Stored data:
-- -- --
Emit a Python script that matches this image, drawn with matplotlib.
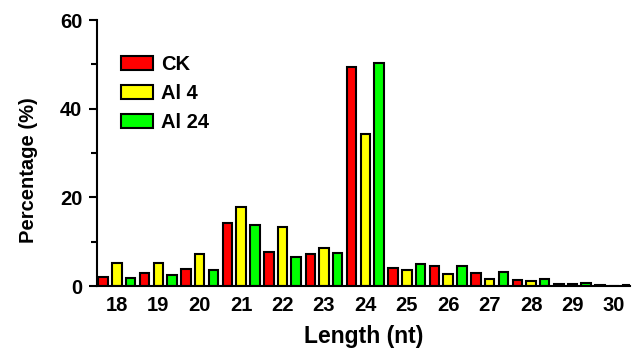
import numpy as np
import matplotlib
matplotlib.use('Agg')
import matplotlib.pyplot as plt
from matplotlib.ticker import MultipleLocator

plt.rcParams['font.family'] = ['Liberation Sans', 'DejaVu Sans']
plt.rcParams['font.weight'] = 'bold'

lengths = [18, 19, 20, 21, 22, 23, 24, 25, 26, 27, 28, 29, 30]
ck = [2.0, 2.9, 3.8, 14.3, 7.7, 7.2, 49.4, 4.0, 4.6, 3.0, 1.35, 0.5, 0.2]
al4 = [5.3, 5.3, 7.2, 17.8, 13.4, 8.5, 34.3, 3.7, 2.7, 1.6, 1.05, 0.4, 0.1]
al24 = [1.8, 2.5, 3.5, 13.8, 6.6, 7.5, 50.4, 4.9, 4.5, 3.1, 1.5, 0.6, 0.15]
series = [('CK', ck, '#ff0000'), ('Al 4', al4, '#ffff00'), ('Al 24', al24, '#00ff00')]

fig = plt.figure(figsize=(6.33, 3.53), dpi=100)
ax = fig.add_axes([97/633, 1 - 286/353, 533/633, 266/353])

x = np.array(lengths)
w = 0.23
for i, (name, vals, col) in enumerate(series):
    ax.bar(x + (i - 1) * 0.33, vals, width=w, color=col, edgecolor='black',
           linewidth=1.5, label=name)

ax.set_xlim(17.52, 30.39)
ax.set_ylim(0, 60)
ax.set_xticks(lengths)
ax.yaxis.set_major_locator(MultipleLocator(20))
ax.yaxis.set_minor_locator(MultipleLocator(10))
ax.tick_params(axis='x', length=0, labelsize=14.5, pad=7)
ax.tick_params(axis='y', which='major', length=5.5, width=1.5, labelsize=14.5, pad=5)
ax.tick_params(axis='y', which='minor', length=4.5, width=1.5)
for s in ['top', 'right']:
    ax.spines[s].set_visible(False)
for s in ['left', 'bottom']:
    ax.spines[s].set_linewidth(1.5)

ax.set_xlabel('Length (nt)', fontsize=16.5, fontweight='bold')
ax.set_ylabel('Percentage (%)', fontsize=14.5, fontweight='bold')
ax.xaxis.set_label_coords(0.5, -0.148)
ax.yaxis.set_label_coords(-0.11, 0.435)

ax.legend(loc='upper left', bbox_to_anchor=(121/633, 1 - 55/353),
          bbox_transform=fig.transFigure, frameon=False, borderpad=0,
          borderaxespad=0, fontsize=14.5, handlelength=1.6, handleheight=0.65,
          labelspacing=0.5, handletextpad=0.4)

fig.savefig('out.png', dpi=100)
-- -- --
Do this:
What count of lines in the listing contain the word "matplotlib"? Reply with the number only.

Task result:
5